_Task instructions_. Up to and including the line with "minimum height=110pt] (anP)", write out the listing from its first line, minus the pictures.

══ Material ══

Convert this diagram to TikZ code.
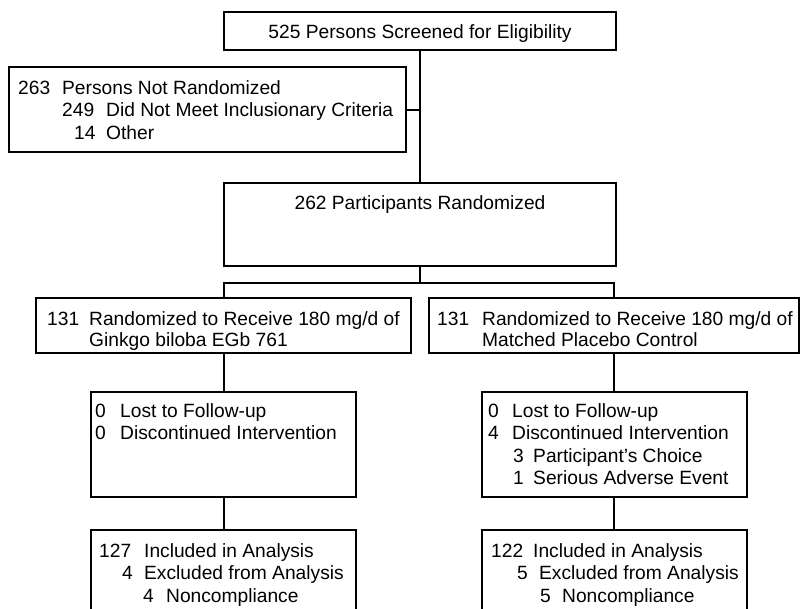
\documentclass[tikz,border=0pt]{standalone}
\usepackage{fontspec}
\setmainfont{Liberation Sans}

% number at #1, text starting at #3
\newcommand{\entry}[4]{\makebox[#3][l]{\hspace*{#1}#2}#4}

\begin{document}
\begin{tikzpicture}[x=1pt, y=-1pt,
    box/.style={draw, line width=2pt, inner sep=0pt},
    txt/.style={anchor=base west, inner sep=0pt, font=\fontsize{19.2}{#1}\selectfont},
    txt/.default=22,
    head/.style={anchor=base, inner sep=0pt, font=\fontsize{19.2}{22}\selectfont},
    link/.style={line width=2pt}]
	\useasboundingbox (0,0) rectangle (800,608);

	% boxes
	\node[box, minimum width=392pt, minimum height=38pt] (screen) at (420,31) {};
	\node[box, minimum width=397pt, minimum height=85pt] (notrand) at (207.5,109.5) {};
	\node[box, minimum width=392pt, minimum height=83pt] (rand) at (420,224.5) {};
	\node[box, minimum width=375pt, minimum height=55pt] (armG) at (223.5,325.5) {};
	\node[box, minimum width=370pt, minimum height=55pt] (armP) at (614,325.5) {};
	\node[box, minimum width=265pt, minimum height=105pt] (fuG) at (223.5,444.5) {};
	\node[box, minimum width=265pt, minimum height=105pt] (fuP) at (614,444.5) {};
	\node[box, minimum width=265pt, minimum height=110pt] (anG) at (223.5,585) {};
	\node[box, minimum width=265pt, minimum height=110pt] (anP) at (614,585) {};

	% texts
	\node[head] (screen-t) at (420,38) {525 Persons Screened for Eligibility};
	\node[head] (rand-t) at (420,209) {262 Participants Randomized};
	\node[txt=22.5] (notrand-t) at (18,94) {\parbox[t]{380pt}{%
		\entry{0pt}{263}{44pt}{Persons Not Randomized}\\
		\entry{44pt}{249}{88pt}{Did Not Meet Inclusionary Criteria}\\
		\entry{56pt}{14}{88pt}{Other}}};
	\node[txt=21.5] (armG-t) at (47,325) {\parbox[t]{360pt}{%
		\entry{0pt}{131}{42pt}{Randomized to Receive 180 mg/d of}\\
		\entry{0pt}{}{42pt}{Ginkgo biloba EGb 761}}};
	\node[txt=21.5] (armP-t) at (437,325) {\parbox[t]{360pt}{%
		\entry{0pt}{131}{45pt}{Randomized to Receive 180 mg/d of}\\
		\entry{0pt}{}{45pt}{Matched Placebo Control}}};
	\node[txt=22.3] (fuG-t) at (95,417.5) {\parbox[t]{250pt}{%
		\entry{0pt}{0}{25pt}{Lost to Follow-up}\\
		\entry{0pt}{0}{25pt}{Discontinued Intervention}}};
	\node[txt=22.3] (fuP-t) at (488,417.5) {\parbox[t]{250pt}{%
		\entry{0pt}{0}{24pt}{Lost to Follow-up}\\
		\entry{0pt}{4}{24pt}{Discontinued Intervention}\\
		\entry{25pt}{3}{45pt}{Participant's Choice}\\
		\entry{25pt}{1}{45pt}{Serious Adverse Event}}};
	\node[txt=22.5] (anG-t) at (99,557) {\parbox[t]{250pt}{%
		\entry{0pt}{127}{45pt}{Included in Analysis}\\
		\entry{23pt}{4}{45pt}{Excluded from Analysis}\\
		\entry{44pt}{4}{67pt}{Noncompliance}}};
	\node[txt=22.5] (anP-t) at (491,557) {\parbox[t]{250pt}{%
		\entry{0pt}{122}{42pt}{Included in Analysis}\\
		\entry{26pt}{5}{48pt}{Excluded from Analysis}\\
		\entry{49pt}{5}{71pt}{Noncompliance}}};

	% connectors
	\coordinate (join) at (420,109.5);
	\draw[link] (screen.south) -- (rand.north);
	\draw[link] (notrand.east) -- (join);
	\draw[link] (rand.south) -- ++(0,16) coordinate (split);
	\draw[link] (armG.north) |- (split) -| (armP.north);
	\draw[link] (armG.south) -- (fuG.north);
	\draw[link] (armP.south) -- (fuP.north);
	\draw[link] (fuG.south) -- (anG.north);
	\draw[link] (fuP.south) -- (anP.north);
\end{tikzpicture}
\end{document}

═══

_Solution for this problem_.
Convert this diagram to TikZ code.
\documentclass[tikz,border=0pt]{standalone}
\usepackage{fontspec}
\setmainfont{Liberation Sans}

% number at #1, text starting at #3
\newcommand{\entry}[4]{\makebox[#3][l]{\hspace*{#1}#2}#4}

\begin{document}
\begin{tikzpicture}[x=1pt, y=-1pt,
    box/.style={draw, line width=2pt, inner sep=0pt},
    txt/.style={anchor=base west, inner sep=0pt, font=\fontsize{19.2}{#1}\selectfont},
    txt/.default=22,
    head/.style={anchor=base, inner sep=0pt, font=\fontsize{19.2}{22}\selectfont},
    link/.style={line width=2pt}]
	\useasboundingbox (0,0) rectangle (800,608);

	% boxes
	\node[box, minimum width=392pt, minimum height=38pt] (screen) at (420,31) {};
	\node[box, minimum width=397pt, minimum height=85pt] (notrand) at (207.5,109.5) {};
	\node[box, minimum width=392pt, minimum height=83pt] (rand) at (420,224.5) {};
	\node[box, minimum width=375pt, minimum height=55pt] (armG) at (223.5,325.5) {};
	\node[box, minimum width=370pt, minimum height=55pt] (armP) at (614,325.5) {};
	\node[box, minimum width=265pt, minimum height=105pt] (fuG) at (223.5,444.5) {};
	\node[box, minimum width=265pt, minimum height=105pt] (fuP) at (614,444.5) {};
	\node[box, minimum width=265pt, minimum height=110pt] (anG) at (223.5,585) {};
	\node[box, minimum width=265pt, minimum height=110pt] (anP) at (614,585) {};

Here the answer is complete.